Raw data –
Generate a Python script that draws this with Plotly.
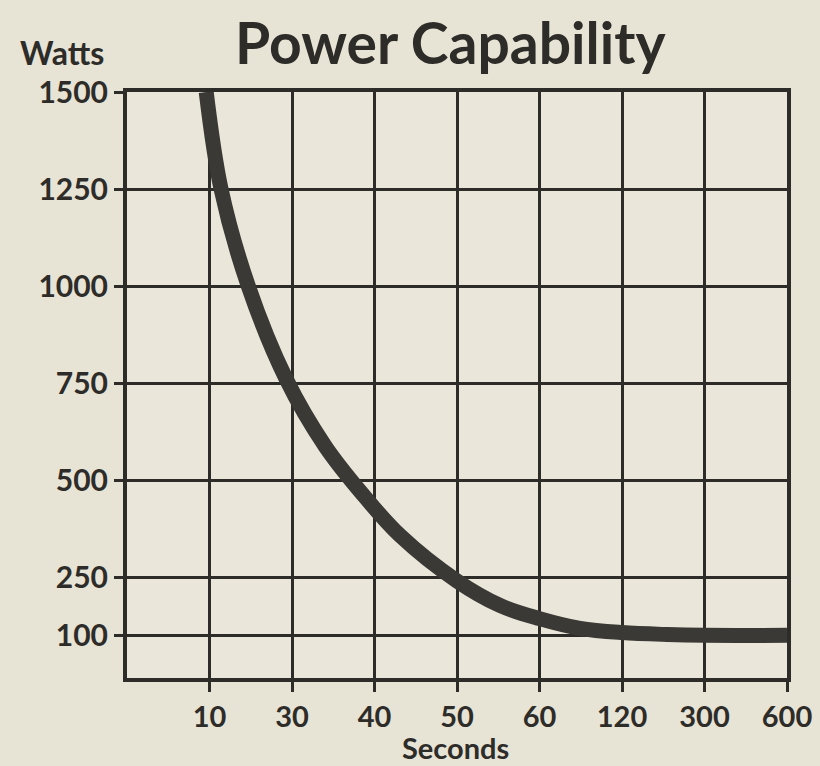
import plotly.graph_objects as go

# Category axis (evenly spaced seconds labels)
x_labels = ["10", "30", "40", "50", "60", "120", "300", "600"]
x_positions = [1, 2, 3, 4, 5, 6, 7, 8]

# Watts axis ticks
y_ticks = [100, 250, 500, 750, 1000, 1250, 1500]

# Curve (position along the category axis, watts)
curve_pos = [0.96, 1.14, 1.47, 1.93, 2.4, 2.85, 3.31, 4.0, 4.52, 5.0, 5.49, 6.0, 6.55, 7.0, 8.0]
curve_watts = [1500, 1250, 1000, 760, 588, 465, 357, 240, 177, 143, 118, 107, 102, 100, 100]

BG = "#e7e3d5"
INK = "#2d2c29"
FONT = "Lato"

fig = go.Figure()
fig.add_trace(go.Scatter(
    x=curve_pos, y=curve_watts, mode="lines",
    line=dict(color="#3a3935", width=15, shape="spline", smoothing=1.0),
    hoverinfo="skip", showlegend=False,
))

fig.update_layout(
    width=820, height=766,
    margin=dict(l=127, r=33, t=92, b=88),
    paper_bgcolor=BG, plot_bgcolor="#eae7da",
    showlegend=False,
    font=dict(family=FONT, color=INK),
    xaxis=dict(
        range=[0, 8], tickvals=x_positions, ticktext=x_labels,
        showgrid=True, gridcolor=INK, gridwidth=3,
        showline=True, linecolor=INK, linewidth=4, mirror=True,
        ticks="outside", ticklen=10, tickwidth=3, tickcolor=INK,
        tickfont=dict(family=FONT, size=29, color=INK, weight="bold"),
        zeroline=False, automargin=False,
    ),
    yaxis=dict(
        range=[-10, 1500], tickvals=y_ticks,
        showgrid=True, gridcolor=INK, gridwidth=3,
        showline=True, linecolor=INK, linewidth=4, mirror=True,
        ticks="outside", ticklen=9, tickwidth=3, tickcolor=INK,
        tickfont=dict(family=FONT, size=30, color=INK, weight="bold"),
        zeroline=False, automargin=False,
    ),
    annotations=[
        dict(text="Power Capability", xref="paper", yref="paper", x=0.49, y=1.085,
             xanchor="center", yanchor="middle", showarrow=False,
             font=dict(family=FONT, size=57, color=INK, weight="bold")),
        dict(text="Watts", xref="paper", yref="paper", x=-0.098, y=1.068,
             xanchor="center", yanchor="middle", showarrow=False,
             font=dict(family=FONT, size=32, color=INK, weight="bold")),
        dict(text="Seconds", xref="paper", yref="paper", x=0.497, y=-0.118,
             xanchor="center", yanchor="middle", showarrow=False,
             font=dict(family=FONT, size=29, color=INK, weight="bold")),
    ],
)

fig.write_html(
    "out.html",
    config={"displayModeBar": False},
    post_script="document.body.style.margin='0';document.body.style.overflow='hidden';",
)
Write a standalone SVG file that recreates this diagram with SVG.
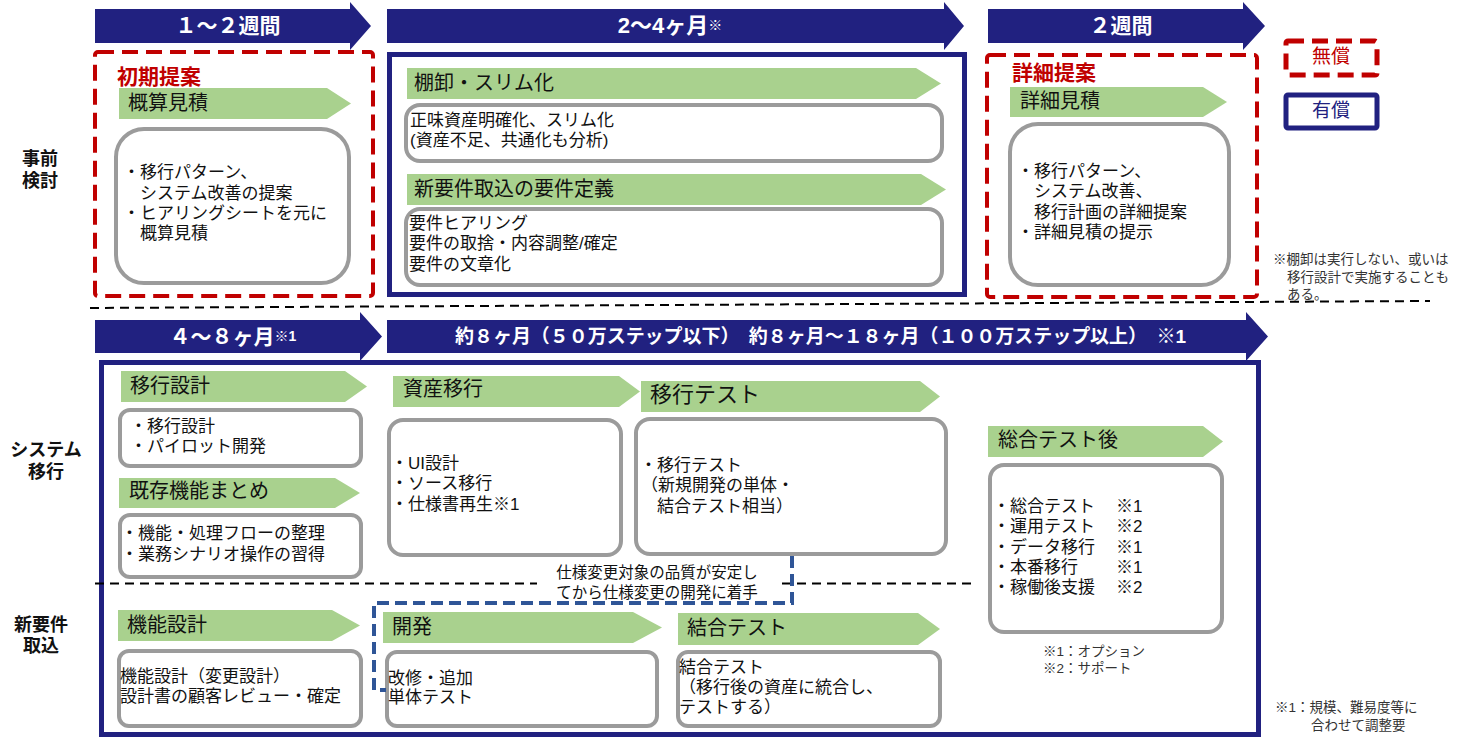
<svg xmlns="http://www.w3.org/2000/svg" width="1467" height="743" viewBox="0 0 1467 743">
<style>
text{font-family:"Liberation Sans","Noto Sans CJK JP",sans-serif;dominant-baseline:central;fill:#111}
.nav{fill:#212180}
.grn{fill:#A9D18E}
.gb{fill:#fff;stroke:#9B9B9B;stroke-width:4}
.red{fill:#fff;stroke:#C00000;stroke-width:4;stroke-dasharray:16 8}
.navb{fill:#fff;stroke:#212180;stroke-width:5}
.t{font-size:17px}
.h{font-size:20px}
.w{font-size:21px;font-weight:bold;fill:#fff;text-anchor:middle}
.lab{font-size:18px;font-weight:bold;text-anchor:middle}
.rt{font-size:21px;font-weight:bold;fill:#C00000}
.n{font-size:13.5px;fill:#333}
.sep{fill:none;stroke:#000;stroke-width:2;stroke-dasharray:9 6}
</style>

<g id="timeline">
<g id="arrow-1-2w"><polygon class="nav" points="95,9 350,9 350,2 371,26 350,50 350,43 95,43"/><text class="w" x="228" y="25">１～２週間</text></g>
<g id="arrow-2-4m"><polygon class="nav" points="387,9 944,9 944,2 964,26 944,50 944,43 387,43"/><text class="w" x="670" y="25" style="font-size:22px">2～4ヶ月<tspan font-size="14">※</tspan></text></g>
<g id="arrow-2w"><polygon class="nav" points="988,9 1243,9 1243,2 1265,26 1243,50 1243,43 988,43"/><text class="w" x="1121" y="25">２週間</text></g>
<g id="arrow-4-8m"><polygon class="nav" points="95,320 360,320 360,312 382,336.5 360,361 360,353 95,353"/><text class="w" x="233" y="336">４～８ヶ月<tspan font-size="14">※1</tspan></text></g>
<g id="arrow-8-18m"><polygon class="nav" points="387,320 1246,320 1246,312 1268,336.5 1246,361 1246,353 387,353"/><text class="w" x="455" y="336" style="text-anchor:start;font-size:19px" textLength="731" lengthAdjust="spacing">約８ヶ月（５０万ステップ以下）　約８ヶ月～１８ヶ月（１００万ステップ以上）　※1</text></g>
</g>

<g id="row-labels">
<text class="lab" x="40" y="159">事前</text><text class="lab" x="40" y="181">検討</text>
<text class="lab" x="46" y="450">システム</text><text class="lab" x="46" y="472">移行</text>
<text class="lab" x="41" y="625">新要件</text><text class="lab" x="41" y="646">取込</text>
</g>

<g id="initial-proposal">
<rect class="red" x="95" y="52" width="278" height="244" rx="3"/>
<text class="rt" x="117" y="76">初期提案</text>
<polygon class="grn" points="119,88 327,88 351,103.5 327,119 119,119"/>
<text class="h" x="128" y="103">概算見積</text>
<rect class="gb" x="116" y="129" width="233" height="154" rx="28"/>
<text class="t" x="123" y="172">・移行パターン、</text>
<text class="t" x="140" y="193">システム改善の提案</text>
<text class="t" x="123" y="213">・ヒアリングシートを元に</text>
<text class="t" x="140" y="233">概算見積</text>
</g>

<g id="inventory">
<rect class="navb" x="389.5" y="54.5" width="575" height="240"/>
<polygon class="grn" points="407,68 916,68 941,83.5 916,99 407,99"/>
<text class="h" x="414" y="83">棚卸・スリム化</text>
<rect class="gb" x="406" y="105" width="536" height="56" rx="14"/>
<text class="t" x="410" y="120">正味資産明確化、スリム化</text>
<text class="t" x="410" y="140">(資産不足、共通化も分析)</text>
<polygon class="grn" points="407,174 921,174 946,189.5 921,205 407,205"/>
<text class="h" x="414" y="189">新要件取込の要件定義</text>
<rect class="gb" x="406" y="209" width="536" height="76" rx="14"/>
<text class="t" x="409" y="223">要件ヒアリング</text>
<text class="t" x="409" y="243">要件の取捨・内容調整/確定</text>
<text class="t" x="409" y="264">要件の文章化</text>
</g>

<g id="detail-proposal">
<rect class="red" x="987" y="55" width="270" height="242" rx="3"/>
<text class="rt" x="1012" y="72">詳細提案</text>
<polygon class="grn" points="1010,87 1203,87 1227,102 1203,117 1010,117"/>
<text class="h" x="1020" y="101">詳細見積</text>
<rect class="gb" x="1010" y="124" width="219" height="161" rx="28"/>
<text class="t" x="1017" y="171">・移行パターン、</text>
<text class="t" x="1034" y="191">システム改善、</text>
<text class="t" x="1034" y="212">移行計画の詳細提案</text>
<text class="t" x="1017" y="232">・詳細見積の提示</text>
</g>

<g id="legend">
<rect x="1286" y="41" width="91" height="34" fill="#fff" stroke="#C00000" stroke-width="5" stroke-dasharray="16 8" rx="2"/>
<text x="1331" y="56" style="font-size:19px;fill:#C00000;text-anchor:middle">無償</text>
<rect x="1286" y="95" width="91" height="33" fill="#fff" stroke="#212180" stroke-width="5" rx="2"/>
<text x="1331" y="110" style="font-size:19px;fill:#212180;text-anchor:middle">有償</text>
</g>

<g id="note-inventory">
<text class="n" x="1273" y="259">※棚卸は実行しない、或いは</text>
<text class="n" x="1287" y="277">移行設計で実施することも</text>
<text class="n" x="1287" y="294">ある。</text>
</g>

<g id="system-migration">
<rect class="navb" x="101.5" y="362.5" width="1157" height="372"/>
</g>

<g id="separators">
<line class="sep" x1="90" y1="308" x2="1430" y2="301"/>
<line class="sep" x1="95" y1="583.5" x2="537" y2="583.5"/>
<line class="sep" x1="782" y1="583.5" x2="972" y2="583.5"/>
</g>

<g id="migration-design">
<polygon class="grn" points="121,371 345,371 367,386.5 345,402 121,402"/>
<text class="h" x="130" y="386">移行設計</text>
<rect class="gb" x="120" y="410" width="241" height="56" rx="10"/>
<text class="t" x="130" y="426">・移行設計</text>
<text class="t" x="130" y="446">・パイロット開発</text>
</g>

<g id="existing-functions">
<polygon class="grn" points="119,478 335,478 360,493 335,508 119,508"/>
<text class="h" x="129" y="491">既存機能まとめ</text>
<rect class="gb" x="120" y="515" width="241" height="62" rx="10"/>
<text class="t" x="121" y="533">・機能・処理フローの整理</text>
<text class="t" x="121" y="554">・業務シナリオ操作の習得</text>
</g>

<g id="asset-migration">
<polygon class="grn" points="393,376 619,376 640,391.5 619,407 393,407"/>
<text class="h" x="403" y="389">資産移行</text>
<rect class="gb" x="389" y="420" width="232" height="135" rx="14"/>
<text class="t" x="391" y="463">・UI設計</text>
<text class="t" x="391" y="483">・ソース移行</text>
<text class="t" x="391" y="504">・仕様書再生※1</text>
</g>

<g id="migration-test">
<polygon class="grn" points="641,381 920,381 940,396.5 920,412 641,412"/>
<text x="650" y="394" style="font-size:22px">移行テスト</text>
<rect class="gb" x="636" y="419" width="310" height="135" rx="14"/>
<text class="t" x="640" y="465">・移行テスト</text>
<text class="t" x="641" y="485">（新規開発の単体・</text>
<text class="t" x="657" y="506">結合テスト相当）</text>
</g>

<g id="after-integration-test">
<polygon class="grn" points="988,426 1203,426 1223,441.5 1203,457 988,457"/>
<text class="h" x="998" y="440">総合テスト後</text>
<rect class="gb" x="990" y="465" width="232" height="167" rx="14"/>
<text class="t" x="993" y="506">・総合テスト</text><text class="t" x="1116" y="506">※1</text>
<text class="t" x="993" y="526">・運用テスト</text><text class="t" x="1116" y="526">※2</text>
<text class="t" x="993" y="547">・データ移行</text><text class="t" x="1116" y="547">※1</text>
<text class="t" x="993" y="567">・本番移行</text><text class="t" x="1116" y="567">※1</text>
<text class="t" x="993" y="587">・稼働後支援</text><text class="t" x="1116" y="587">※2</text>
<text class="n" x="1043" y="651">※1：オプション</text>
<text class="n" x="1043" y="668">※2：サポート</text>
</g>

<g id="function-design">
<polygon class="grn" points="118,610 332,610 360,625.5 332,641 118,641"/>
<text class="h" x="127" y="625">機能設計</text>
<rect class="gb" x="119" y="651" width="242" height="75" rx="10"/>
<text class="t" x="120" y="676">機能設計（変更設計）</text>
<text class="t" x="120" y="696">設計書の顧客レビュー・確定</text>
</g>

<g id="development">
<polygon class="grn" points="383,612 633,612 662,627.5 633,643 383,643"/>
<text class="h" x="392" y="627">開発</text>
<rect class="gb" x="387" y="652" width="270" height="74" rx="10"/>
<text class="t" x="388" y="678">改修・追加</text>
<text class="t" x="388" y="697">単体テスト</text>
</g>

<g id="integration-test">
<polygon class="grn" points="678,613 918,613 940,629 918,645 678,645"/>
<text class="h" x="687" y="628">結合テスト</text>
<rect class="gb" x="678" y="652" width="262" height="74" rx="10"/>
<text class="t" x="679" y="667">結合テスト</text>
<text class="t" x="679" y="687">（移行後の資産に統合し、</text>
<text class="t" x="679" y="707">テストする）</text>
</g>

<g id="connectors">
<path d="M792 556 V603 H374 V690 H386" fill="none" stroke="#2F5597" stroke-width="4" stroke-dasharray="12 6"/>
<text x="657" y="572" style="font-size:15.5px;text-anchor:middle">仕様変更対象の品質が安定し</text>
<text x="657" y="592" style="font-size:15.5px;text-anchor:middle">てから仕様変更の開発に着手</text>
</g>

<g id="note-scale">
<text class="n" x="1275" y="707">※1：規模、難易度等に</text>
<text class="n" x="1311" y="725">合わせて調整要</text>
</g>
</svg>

Problem to work on – Go from the first line of the listing to the line holding "x_positions = [1, 2, 3, 4, 5, 6, 7, 8]" and, please, transcribe those lines exactly, both included, with no pictures.

Output for this task –
Generate a Python script that draws this with Plotly.
import plotly.graph_objects as go

# Category axis (evenly spaced seconds labels)
x_labels = ["10", "30", "40", "50", "60", "120", "300", "600"]
x_positions = [1, 2, 3, 4, 5, 6, 7, 8]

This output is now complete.